Domino Lady: Money Shot by Bobby Nash, Moonstone, p/b, £7.60, Webpage
Reviewed by Dave Brzeski
The prime difficulties for a modern day author writing about a 1930’s character—especially a 1930’s female character—must be how to handle the difference in cultural attitudes towards various issues, such as race and women. Walking the tightrope between retaining the authenticity of the classic character, but not falling into the trap of being seen to endorse archaic beliefs is never easy, but Bobby Nash handles it very well.
In Domino Lady, we have a heroine who smokes, which might possibly annoy some readers, who would rightly point out that this isn’t a great idea for anyone with such an active lifestyle. But the truth is, most people did smoke back then. She goes into action in an outfit that would possibly cause even more of a scandal in the 40’s and 50’s than it would have in the 30’s. She wears high heels, because she likes them and they add to the distraction advantage her outfit gives her. Practice has ensured that she can actually run in them, however, Bobby Nash does have her make concessions when high heels really aren’t going to work.

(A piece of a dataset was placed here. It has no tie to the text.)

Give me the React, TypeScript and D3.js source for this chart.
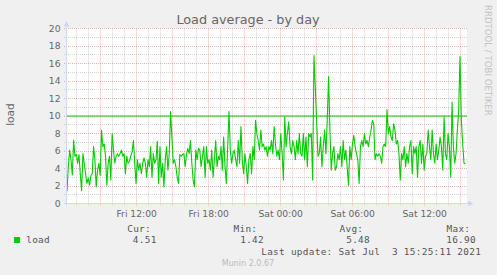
import React from 'react';
import * as d3 from 'd3';

const W = 497;
const H = 275;

// load average samples, evenly spaced in time
const loadValues: number[] = [
  1.42, 4.2, 6.1, 5.0, 3.25, 7.25, 5.4, 5.6, 4.6, 5.6, 3.4, 1.5, 5.7, 4.6, 3.4, 2.3, 2.9, 2.1, 3.2, 3.4,
  6.5, 5.0, 1.9, 3.8, 4.6, 3.2, 8.4, 6.5, 6.8, 5.4, 2.1, 4.6, 5.4, 2.7, 8.0, 6.1, 4.6, 5.4, 5.7, 5.4,
  5.7, 6.1, 5.4, 5.7, 3.4, 5.4, 4.6, 4.8, 5.4, 5.9, 7.2, 4.6, 2.3, 5.0, 3.8, 4.6,
  3.4, 4.6, 5.2, 4.6, 3.0, 5.0, 4.2,
  6.5, 3.0, 5.7, 4.6, 5.0, 7.1, 2.3, 6.5, 3.0, 4.6, 1.9, 5.0, 6.5, 3.8, 5.7, 10.5, 7.6, 4.6, 5.0, 4.2,
  3.0, 2.3, 5.6, 5.4, 5.6, 5.7, 4.2, 5.6, 6.3, 5.7, 7.2, 4.6, 2.7, 1.9, 6.1, 5.0, 6.3, 6.1, 4.2, 5.4,
  6.5, 3.0, 6.5, 4.6, 5.0, 3.8, 6.1, 3.0, 5.0, 7.2, 4.2, 5.4, 5.0, 6.5, 3.8, 7.6, 4.2, 2.3, 6.5, 10.5,
  6.1, 4.6, 5.7, 6.1, 5.0, 4.2, 7.2, 4.6, 8.8, 5.0, 3.4, 5.7, 4.2, 2.3, 5.0, 5.7, 3.4, 6.5, 5.0, 9.5,
  8.0, 7.2, 6.1, 8.4, 6.5, 6.8, 6.1, 6.5, 5.4, 6.5, 6.1, 7.2, 5.7, 8.8, 6.8, 5.4,
  6.1, 5.0, 8.0, 5.7, 2.7, 9.9, 6.5, 8.0, 9.35, 6.5, 5.7, 7.2, 6.5, 5.0, 7.2, 5.7, 8.0, 5.7, 5.4, 8.0,
  5.0, 7.6, 4.2, 8.0, 7.6, 8.0,
  2.7, 16.9, 13.35, 9.5, 5.4, 5.7, 7.6, 4.2, 6.5, 8.4, 5.7, 9.5, 14.5, 8.4, 3.8, 5.7, 6.5, 3.8, 4.2, 5.7,
  5.0, 6.5, 4.2, 7.2, 5.0, 6.1, 4.2, 2.1, 6.5, 5.0, 6.8, 7.8, 6.5, 5.7, 5.0, 2.3, 6.5, 7.2, 6.5, 8.0,
  6.8, 7.2, 6.5, 7.6, 8.4, 9.5, 9.1, 5.0, 5.7, 5.4, 5.7, 5.4, 4.6, 6.5, 6.8, 6.5, 10.7, 8.0, 8.8, 7.6,
  7.2, 9.1, 8.4, 6.8, 7.2, 5.7, 2.7, 5.7, 5.0, 6.5, 4.2, 5.7, 4.6, 6.5, 7.2, 3.4, 6.5, 5.7, 6.5, 3.0,
  6.5, 7.2, 4.6, 6.8, 3.8, 5.4, 5.7, 8.4, 6.5, 5.0, 8.4, 5.7, 4.6, 6.8, 5.0, 6.1, 7.6, 6.5, 3.8, 9.9,
  5.7, 5.0, 8.0, 6.5, 3.0, 11.6, 6.5, 4.6, 5.7, 8.4, 10.7, 16.8, 9.5, 6.8, 4.6, 4.51,
];

const yTickValues = [0, 2, 4, 6, 8, 10, 12, 14, 16, 18, 20];
const yMinorValues = [1, 3, 5, 7, 9, 11, 13, 15, 17, 19];
const warnLevel = 10;

const statLabels = ['Cur:', 'Min:', 'Avg:', 'Max:'];
const statValues = ['4.51', '1.42', '5.48', '16.90'];
const seriesName = 'load';
const lastUpdate = 'Last update: Sat Jul  3 15:25:11 2021';
const title = 'Load average - by day';

const startTime = new Date(Date.UTC(2021, 6, 2, 6, 11, 40));
const endTime = new Date(startTime.getTime() + 120000 * 1000);
const dataStart = startTime.getTime();
const dataEnd = endTime.getTime() - 500 * 1000;

const PL = 67, PR = 467, PT = 28.5, PB = 203.5;

const snap = (v: number) => Math.floor(v) + 0.5;

export default function App() {
  const x = d3.scaleUtc().domain([startTime, endTime]).range([PL, PR]);
  const y = d3.scaleLinear().domain([0, 20]).range([PB, PT]);
  const n = loadValues.length;
  const pts: [number, number][] = loadValues.map((v, i) => [
    dataStart + ((dataEnd - dataStart) * i) / (n - 1),
    v,
  ]);
  const line = d3
    .line<[number, number]>()
    .x((d) => x(new Date(d[0])))
    .y((d) => y(d[1]));

  const hours = d3.utcHour.range(startTime, endTime);
  const minorHours = hours.filter((h) => h.getUTCHours() % 3 !== 0);
  const majorHours = hours.filter((h) => h.getUTCHours() % 3 === 0);
  const labelHours = hours.filter((h) => h.getUTCHours() % 6 === 0);
  const fmt = d3.utcFormat('%a %H:%M');

  const minorGrid = 'rgba(140,140,140,0.38)';
  const majorGrid = 'rgba(224,80,80,0.45)';
  const axisCol = '#CFD6F8';
  const fontCol = '#666666';
  const legendCol = '#555555';

  const statX = [127.2, 233.5, 339.5, 446.5];
  const valX = [132.8, 240.2, 346.2, 446.2];

  return (
    <svg
      width={W}
      height={H}
      style={{ position: 'absolute', left: 0, top: 0, display: 'block' }}
      xmlns="http://www.w3.org/2000/svg"
    >
      <rect x={0} y={0} width={W} height={H} fill="#F0F0F0" />
      <rect x={PL} y={PT - 0.5} width={PR - PL} height={PB - PT + 0.5} fill="#FFFFFF" />

      {/* horizontal grid */}
      {yMinorValues.map((v) => (
        <line key={'hm' + v} x1={64} x2={PR} y1={snap(y(v))} y2={snap(y(v))}
          stroke={minorGrid} strokeWidth={1} strokeDasharray="1,1" />
      ))}
      {yTickValues.filter((v) => v > 0).map((v) => (
        <line key={'hM' + v} x1={64} x2={PR} y1={snap(y(v))} y2={snap(y(v))}
          stroke={majorGrid} strokeWidth={1} strokeDasharray="1,1" />
      ))}
      {/* vertical grid */}
      {minorHours.map((h) => (
        <line key={'vm' + h.getTime()} x1={snap(x(h))} x2={snap(x(h))} y1={PT} y2={PB + 2.5}
          stroke={minorGrid} strokeWidth={1} strokeDasharray="1,1" />
      ))}
      {majorHours.map((h) => (
        <line key={'vM' + h.getTime()} x1={snap(x(h))} x2={snap(x(h))} y1={PT} y2={PB + 2.5}
          stroke={majorGrid} strokeWidth={1} strokeDasharray="1,1" />
      ))}

      {/* data */}
      <path d={line(pts) || ''} fill="none" stroke="#00CC00" strokeWidth={1.1} strokeLinejoin="round" />
      <line x1={PL} x2={PR} y1={y(warnLevel)} y2={y(warnLevel)} stroke="#00CC00" strokeWidth={1.2} />

      {/* axes */}
      <line x1={64} x2={469} y1={PB} y2={PB} stroke={axisCol} strokeWidth={1} />
      <line x1={66.5} x2={66.5} y1={PB + 2} y2={24} stroke={axisCol} strokeWidth={1} />
      <path d={`M468,${PB - 3} L473.5,${PB} L468,${PB + 3} Z`} fill={axisCol} />
      <path d={`M63.5,26.5 L66.5,21 L69.5,26.5 Z`} fill={axisCol} />

      {/* y tick labels */}
      {yTickValues.map((v) => (
        <text key={'yt' + v} x={60.5} y={y(v) + 3.3} textAnchor="end"
          fontFamily="'DejaVu Sans'" fontSize={9.2} fill={fontCol}>
          {v}
        </text>
      ))}
      {/* x tick labels */}
      {labelHours.map((h) => (
        <text key={'xt' + h.getTime()} x={x(h)} y={216.7} textAnchor="middle"
          fontFamily="'DejaVu Sans'" fontSize={9.2} fill={fontCol}>
          {fmt(h)}
        </text>
      ))}

      {/* title */}
      <text x={248} y={24.3} textAnchor="middle" fontFamily="'DejaVu Sans'" fontSize={12.8} fill={fontCol}>
        {title}
      </text>
      {/* unit */}
      <text transform="translate(13.5,114.5) rotate(-90)" textAnchor="middle"
        fontFamily="'DejaVu Sans'" fontSize={10.6} fill={fontCol}>
        {seriesName}
      </text>
      {/* watermark */}
      <text transform="translate(485,5) rotate(90)" textAnchor="start"
        fontFamily="'DejaVu Sans'" fontSize={8.6} fill="#C4C4C4">
        RRDTOOL / TOBI OETIKER
      </text>

      {/* legend */}
      {statLabels.map((s, i) => (
        <text key={'sl' + s} x={statX[i]} y={231.6} fontFamily="'DejaVu Sans Mono'" fontSize={9.4}
          letterSpacing={0.3} fill={legendCol}>
          {s}
        </text>
      ))}
      <rect x={14} y={237} width={6} height={6} fill="#00CC00" />
      <text x={26.2} y={243.3} fontFamily="'DejaVu Sans Mono'" fontSize={9.4} letterSpacing={0.3} fill={legendCol}>
        {seriesName}
      </text>
      {statValues.map((s, i) => (
        <text key={'sv' + i} x={valX[i]} y={243.3} fontFamily="'DejaVu Sans Mono'" fontSize={9.4}
          letterSpacing={0.3} fill={legendCol}>
          {s}
        </text>
      ))}
      <text x={261.2} y={255} fontFamily="'DejaVu Sans Mono'" fontSize={9.4} letterSpacing={0.3}
        fill={legendCol} style={{ whiteSpace: 'pre' }}>
        {lastUpdate}
      </text>
      <text x={248} y={266.3} textAnchor="middle" fontFamily="'DejaVu Sans'" fontSize={8} fill="#BBBBBB">
        Munin 2.0.67
      </text>
    </svg>
  );
}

Other authors have written new Domino Lady stories, but none come as close to capturing the flavour of the originals as Bobby Nash. While her attitude to sex was certainly free in the original pulp stories, it never went beyond suggestion. Bobby Nash ups the ante a little in this area, to reflect modern mores, but he doesn’t ever get explicit, which works much better for the character in this reviewer’s opinion. He also doesn’t soup-up her fighting ability and weaponry much beyond what is shown in the original tales. Both this novella, and his previous Domino Lady prose story (in the collection, ‘Domino Lady: Sex as a Weapon,’ also published by Moonstone) are set in between the original six pulp stories. This is made obvious by the fact that one of the bad guys actually dies in one of the original stories, placing Mr, Nash’s tales earlier in her career than the events of that story.
Bobby Nash has a real talent for this type of story. It would be fair to say that he’s actually a somewhat better writer than Lars Anderson, the creator of Domino Lady, and author of all six of her original pulp appearances. Bobby Nash shows real skill in the way he retains everything that made the original tales what they are, while producing a story that measures up to the demands of a modern readership.
On its own, this should be enough to make this book an appealing prospect, but not only do we get a new Domino Lady novella, we also get a new Golden Amazon novella by the late Howard Hopkins. My only previous exposure to this character was, coincidentally, in the Moonstone one-shot comic book, ‘Domino Lady’s Threesome’, in which Domino Lady teams up with The Golden Amazon and The Veil (an original Howard Hopkins character) to foil a plot involving disappearing girls at a burlesque theatre. Apparently, there were twenty-four original Golden Amazon stories, written by John Russell Fearn, which appeared in the Toronto Star Weekly, between 1945 and 1961. These original tales have been reprinted in paperback and ebook editions by Wildside press.
I managed to curb my usual anal habit of wanting to read the originals first because, well… twenty-four! Reading this new story with no background (there was little real information on the character in the comic I’d read) was interesting. It works fine on it’s own, in fact, knowing nothing about the character may have even made things more interesting. It’s a powerful story. In ‘Ripper, Burning Bright’, an infamous murderer is fleeing the scene of his last crime in Whitechapel, back in November, 1888. He encounters, and is possessed by a mysterious alien entity. He finds himself somehow transported to 1939 New York. Violet Ray Brant, the adopted daughter of a rich, powerful family is ignorant of her origins. All she knows is that she has something powerful inside her. Something she’s not at all sure she can control. Chris Wilson claims to be a Private Investigator, but he’s working for someone who seems to know a lot more about Violet’s origins than she does. Amid a tale of serial killings and mysterious origins, Howard Hopkins also tells us the story of a victim, who can not—will not leave the man who brutally abuses her. By the end of this novella we are left with more questions than answers. Questions that may never be answered, due to the author’s tragic death at the too-young age of fifty. Then again, maybe they have been answered. After all, John Russell Fearn wrote twenty-four Golden Amazon stories, and maybe there are more as yet unpublished Howard Hopkins stories, or another author may pick up this particular ball. All I know is, reading this novella left me wanting more.